### PROBLEM
Copy out each line of the data that holds the word "script".

Records with drawing code

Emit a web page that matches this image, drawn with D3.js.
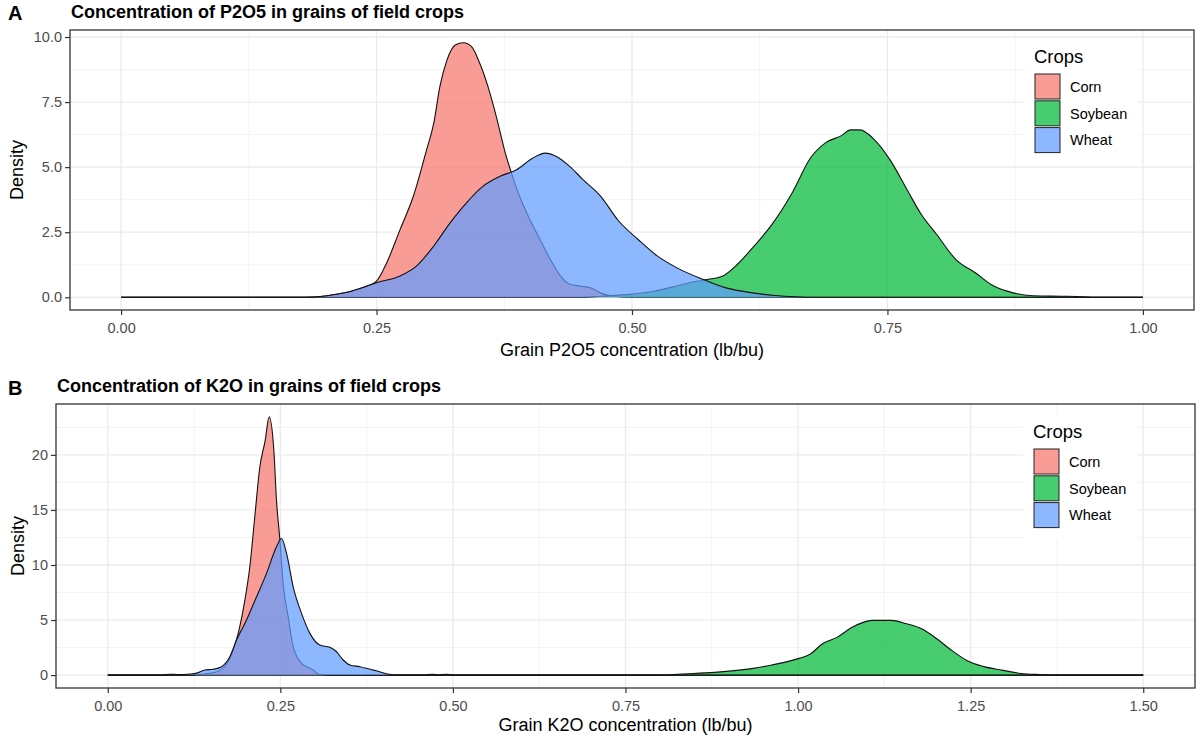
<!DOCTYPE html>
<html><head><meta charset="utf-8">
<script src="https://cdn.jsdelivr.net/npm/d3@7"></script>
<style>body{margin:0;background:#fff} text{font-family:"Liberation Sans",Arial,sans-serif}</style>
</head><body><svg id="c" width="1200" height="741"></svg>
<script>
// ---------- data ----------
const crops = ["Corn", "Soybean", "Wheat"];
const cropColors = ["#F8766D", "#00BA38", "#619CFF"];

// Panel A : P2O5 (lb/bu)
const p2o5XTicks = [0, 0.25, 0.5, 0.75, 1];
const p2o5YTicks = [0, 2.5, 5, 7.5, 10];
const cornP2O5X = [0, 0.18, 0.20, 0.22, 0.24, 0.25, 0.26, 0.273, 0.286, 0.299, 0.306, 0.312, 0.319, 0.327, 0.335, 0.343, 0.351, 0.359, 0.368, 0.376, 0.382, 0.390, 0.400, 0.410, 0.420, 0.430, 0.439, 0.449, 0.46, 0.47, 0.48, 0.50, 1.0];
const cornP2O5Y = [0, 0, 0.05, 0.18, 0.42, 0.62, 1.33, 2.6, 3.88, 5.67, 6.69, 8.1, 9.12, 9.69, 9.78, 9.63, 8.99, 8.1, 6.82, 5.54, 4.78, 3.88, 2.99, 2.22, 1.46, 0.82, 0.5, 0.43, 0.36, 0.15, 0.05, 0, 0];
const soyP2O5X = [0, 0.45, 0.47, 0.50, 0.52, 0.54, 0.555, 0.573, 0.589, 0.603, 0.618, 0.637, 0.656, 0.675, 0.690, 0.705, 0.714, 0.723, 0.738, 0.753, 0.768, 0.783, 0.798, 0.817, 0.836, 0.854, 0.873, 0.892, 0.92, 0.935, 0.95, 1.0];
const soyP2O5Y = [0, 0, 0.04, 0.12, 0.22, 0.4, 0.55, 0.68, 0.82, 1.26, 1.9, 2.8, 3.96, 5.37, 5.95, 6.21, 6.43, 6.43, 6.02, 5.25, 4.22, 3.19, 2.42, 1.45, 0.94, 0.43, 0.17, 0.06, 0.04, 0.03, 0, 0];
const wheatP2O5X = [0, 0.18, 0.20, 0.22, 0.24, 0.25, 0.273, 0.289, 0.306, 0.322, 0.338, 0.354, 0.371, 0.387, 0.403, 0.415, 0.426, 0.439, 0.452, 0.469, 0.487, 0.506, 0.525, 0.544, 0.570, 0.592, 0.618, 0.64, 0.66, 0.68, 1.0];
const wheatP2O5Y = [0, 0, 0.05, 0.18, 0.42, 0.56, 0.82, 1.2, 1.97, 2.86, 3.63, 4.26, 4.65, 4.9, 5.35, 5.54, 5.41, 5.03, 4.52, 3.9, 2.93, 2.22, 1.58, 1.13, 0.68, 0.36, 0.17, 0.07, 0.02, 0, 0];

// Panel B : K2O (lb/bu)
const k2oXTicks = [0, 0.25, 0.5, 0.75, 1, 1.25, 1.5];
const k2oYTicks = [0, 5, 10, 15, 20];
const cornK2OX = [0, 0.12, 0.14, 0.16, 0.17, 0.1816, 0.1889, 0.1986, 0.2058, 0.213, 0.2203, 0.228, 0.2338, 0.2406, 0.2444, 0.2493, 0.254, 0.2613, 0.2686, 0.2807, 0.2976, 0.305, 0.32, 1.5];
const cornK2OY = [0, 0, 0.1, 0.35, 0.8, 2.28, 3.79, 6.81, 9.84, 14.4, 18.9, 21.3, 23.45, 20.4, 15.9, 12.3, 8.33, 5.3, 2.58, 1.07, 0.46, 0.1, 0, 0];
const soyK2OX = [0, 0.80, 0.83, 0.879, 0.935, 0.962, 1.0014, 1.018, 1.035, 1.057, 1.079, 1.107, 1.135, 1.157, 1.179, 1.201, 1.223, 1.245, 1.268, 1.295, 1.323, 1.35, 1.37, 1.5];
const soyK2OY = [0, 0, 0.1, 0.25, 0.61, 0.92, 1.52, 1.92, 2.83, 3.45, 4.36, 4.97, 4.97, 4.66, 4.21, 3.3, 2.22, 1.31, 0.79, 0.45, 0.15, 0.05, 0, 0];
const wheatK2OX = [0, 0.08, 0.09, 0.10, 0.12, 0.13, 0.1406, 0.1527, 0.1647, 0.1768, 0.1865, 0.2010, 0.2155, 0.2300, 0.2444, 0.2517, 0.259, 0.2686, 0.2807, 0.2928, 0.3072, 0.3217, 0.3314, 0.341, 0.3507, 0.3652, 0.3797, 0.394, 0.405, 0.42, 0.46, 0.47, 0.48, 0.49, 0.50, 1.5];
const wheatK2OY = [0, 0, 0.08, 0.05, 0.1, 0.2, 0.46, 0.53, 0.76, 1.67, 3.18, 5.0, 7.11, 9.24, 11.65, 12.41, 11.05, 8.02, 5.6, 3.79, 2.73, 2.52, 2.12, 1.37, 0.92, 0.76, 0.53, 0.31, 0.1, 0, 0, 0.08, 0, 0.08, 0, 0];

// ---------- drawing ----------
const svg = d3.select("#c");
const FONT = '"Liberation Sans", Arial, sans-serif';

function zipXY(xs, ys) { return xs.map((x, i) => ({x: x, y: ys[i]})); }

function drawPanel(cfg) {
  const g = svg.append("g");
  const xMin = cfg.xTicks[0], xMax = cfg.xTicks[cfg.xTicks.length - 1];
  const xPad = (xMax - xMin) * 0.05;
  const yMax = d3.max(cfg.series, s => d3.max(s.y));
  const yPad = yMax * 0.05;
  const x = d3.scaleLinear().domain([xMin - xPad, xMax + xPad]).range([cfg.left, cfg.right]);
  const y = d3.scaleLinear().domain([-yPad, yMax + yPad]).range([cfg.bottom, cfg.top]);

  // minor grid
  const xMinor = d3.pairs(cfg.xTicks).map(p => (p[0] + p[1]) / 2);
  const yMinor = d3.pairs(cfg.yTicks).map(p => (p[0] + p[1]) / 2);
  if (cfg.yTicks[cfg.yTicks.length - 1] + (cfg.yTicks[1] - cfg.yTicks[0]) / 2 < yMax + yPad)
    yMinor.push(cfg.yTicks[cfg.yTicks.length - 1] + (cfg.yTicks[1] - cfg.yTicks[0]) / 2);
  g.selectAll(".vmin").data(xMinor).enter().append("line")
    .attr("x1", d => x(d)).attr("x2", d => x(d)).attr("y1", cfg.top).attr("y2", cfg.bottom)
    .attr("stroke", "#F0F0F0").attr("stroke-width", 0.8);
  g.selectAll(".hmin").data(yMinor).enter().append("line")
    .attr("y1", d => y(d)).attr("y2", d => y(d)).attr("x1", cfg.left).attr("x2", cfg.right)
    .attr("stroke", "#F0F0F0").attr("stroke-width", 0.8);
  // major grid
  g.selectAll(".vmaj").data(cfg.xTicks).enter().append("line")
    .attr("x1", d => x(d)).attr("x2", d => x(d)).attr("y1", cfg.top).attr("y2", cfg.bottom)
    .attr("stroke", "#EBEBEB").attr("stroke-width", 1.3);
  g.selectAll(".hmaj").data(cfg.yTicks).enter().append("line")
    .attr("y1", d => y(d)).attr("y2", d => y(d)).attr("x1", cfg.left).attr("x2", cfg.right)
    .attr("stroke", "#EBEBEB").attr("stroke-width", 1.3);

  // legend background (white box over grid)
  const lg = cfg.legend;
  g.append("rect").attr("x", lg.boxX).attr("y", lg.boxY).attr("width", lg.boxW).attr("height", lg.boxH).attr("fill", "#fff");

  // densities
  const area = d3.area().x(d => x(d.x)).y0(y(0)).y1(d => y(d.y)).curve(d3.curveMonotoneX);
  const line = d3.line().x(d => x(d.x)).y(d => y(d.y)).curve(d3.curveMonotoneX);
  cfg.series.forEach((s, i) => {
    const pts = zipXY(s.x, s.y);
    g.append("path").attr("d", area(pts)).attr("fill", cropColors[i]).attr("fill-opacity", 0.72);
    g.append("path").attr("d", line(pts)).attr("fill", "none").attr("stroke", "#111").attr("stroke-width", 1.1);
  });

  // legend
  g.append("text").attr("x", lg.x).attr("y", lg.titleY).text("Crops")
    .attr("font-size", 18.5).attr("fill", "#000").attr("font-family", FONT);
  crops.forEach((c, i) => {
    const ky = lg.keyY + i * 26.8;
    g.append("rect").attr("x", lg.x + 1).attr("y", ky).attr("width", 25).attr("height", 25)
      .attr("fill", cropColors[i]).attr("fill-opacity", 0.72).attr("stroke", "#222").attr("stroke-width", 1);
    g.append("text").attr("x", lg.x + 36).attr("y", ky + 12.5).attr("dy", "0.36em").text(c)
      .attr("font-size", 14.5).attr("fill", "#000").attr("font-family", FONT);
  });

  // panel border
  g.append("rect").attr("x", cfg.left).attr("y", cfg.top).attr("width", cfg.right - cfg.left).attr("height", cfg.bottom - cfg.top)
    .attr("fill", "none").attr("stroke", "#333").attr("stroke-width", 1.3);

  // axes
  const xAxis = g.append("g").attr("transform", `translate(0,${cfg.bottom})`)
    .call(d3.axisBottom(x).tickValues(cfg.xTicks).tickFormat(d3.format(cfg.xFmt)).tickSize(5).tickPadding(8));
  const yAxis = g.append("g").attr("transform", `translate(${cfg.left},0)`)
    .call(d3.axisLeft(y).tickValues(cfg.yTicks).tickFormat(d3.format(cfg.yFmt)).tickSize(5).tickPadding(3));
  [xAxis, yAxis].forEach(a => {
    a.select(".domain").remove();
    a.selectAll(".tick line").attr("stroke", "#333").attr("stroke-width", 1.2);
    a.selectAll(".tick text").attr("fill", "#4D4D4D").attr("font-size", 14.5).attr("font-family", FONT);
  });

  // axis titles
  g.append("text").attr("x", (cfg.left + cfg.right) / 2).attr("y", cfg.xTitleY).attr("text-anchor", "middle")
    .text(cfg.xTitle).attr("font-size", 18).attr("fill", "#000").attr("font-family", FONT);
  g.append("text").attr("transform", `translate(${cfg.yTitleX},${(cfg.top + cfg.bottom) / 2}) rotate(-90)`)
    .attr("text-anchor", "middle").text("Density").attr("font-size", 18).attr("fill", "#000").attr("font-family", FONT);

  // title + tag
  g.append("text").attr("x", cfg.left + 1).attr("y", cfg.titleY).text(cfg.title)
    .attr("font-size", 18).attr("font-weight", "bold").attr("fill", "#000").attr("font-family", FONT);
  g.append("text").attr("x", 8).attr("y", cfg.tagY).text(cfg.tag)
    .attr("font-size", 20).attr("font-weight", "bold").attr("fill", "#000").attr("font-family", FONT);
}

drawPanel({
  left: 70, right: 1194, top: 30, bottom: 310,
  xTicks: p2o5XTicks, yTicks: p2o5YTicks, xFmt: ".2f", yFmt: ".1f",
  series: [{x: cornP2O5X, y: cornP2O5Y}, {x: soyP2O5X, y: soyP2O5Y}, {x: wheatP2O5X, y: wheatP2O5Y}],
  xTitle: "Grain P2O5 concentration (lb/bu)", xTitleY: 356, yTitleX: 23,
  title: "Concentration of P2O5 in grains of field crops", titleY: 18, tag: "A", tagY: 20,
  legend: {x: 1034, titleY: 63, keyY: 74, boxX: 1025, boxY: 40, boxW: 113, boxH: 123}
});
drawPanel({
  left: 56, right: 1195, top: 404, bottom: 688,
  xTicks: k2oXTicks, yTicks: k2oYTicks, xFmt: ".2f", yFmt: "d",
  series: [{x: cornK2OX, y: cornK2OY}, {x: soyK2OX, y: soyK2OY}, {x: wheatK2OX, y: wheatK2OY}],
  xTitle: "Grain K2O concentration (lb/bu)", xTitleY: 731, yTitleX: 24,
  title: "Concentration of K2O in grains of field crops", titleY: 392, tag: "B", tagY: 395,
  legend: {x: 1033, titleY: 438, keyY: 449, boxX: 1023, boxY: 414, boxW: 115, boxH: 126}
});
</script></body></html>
...
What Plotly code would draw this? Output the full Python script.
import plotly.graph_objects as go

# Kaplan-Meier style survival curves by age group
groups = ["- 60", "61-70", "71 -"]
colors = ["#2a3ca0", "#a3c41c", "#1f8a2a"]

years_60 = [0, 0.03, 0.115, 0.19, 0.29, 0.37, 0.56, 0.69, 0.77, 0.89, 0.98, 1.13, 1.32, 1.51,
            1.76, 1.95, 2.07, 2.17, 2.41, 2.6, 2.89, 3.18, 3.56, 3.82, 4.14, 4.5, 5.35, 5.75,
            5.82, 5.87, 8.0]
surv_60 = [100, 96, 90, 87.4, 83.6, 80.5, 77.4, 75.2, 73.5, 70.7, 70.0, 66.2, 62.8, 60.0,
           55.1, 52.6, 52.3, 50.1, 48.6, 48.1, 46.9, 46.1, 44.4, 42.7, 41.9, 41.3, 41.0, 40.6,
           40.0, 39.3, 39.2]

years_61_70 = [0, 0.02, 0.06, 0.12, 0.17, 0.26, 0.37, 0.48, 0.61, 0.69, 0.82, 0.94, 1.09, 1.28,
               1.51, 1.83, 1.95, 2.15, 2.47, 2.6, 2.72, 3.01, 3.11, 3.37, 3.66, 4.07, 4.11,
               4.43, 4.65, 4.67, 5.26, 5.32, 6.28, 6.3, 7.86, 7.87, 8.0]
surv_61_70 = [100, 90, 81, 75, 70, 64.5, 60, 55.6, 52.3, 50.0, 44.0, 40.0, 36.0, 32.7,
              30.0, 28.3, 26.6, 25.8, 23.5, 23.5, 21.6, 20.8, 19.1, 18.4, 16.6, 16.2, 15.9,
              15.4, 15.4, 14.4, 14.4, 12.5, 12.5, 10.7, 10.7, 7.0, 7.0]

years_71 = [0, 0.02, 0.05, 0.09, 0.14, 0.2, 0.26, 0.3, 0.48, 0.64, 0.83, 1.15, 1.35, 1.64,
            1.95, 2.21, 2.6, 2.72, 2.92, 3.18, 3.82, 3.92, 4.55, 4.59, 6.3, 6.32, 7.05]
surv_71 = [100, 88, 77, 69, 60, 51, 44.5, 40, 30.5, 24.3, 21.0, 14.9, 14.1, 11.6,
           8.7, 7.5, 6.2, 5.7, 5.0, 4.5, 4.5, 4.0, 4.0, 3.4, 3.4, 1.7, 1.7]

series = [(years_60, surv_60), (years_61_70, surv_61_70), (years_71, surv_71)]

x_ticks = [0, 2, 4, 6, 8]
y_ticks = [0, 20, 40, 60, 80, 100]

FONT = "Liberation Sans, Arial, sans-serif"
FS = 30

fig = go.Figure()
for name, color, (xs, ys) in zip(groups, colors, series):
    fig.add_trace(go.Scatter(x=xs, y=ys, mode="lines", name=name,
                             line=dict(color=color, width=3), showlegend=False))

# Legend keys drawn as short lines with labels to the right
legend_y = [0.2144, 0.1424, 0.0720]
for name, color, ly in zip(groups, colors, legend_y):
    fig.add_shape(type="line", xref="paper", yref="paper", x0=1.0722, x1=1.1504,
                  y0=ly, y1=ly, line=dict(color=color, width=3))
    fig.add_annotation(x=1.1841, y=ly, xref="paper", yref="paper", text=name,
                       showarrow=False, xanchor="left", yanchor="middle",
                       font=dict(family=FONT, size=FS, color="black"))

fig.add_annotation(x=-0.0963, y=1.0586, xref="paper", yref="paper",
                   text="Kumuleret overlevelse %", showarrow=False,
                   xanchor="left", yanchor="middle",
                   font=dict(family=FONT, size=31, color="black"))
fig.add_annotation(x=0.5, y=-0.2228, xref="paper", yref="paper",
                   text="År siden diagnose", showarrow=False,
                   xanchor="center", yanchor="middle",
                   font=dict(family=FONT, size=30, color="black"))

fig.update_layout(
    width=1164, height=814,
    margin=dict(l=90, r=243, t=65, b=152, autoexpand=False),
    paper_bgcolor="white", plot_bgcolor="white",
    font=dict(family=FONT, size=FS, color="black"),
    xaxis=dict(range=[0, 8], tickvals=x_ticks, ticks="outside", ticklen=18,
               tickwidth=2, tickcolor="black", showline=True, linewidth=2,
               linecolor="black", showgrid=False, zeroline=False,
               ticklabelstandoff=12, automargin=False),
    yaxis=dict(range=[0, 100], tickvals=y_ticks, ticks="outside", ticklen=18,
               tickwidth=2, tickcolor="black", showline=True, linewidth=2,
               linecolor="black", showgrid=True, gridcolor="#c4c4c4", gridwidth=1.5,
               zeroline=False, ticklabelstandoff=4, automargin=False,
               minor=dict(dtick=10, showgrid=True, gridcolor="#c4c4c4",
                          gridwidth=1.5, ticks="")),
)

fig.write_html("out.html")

### SOLUTION
<script src="https://cdn.jsdelivr.net/npm/d3@7"></script>
<script>
</script></body></html>
What Plotly code would draw this? Output the full Python script.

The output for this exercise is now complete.